« E T une femme qui portait un enfant dans les bras dit : Parlez-nous des enfants.
Et il dit :
Vos enfants ne sont pas vos enfants.
Ils sont les fils et les filles de l'appel de la vie à elle-même.
Ils viennent à travers vous mais non de vous.
Et bien qu'ils soient avec vous, ils ne vous appartiennent pas.
Vous pouvez leur donner votre amour mais non point vos pensées,
Car ils ont leur propre pensées », écrit Khalil Gibran, dans les années vingt, dans un livre intitulé « le Prophète ». La maîtrise des techniques médicales, qui permet de plus en plus tôt d'influer sur la vie du futur enfant, n'est-elle pas arrivée à faire mentir cet auteur libanais ? Dans quelle mesure le mythe de l'enfant parfait a-t-il été bouleversé par la diversité des techniques de dépistage prénatal ? Les intervenants du quatrième colloque de pédiatrie et de psychanalyse, qui se déroulera samedi et dimanche à la Maison de la chimie*, examineront les questions soulevées par les avancées des pratiques médicales en pédiatrie.
Le Dr Bernard Fonty, obstétricien, parle de l'enfant imaginaire, « l'enfant tel qu'on se le projette dans l'avenir ». « L'enfant imaginaire, c'est un concept formé avec tout notre background », explique-t-il, en constatant que beaucoup de femmes souffrant du post-partum blues sont déçues par leur bébé. Contrairement à l'enfant qui démontrera à ses parents, dès sa naissance, qu'il est un être autonome, le fœtus est à la merci de leur imagination. « Je ne connais pas de parents qui ne souhaitent pas un enfant sans handicap, note le Dr Fonty. Il y a une confusion entre la morphologie et la perception globale de l'enfant. »

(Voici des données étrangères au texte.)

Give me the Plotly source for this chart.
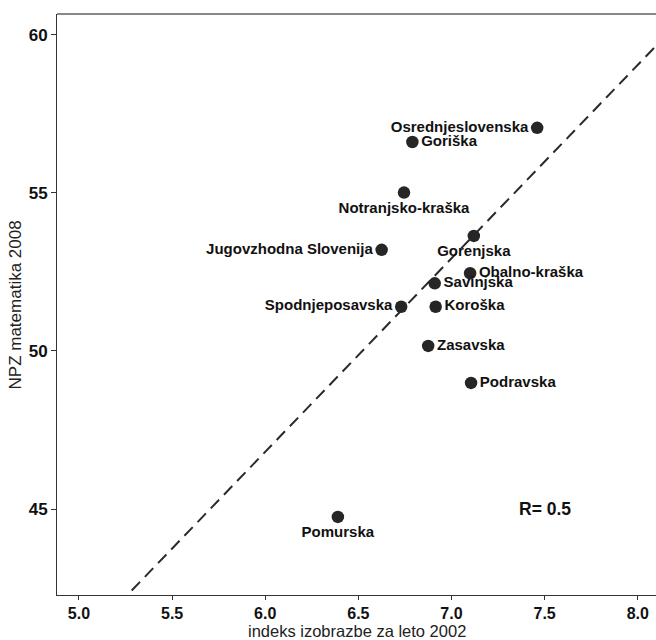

Les questions que se poseront les parents en cas de découverte d'une malformation dépendront donc de ce qu'ils sont capables de supporter, par rapport à leur histoire, à leur entourage ou à l'environnement socio-culturel. Le Dr Fonty raconte, par exemple, le cas de parents confrontés à l'annonce du bec de lièvre de leur futur enfant. Alors que la mère serait prête à considérer cette malformation comme mineure, le père, colombien, ne l'accepte pas, pour des raisons culturelles. L'enfant né avec un bec de lièvre est en effet considéré comme responsable d'un destin funeste pour l'entourage. C'est le point de vue du père qui a finalement primé. « Je ne suis pas sûre d'avoir bien fait, avoue le Dr Fonty. Ce qui m'importe, c'est la mère. Où se trouve la limite ? C'est fonction de l'imaginaire de chacun. » Ce qui est sûr, constate-t-il, c'est que la femme ne pense pas à l'anomalie en début de grossesse. « C'est la médecine et la société qui l'y poussent. Au début, l'offre médicale dépasse la demande. »
La chasse à l'anomalie
Pour la mère, les outils de diagnostic (la première échographie est faite dès la 11e semaine d'aménorrhée) sont autant source d'inquiétude que source d'assurances. « De toute façon, j'avais bien l'intention d'utiliser toutes les techniques modernes de dépistage prénatal pour minimiser le risque de mauvaise surprise, raconte une future mère, dans une histoire fictive du Pr Fernand Daffos, obstétricien. A vrai dire, je n'eus même pas à faire de démarche car dès le début de la grossesse, la chasse à l'anomalie était ouverte. Une sage-femme me proposa une analyse sanguine pour savoir si j'avais un risque augmenté d'avoir un enfant trisomique. C'était, pour être sincère, la seule catastrophe que je n'avais pas encore envisagée et je la remerciais vivement d'ajouter ce nouveau sujet d'inquiétude à mes rêveries nocturnes. » C'est sous la forme de nouvelle que le Pr Daffos a choisi de mettre en scène « le catalogue des peurs prénatales ». Un moyen d'évoquer, sans jugement, ce à quoi sont confrontés les médecins et les parents face à une pratique médicale transformée par les nouvelles technologies.
* « Techniques médicales et fantasmes, au nom d'un projet d'enfant parfait », les 27 et 28 janvier, Maison de la chimie, 28, rue Saint-Dominique, 75007 Paris.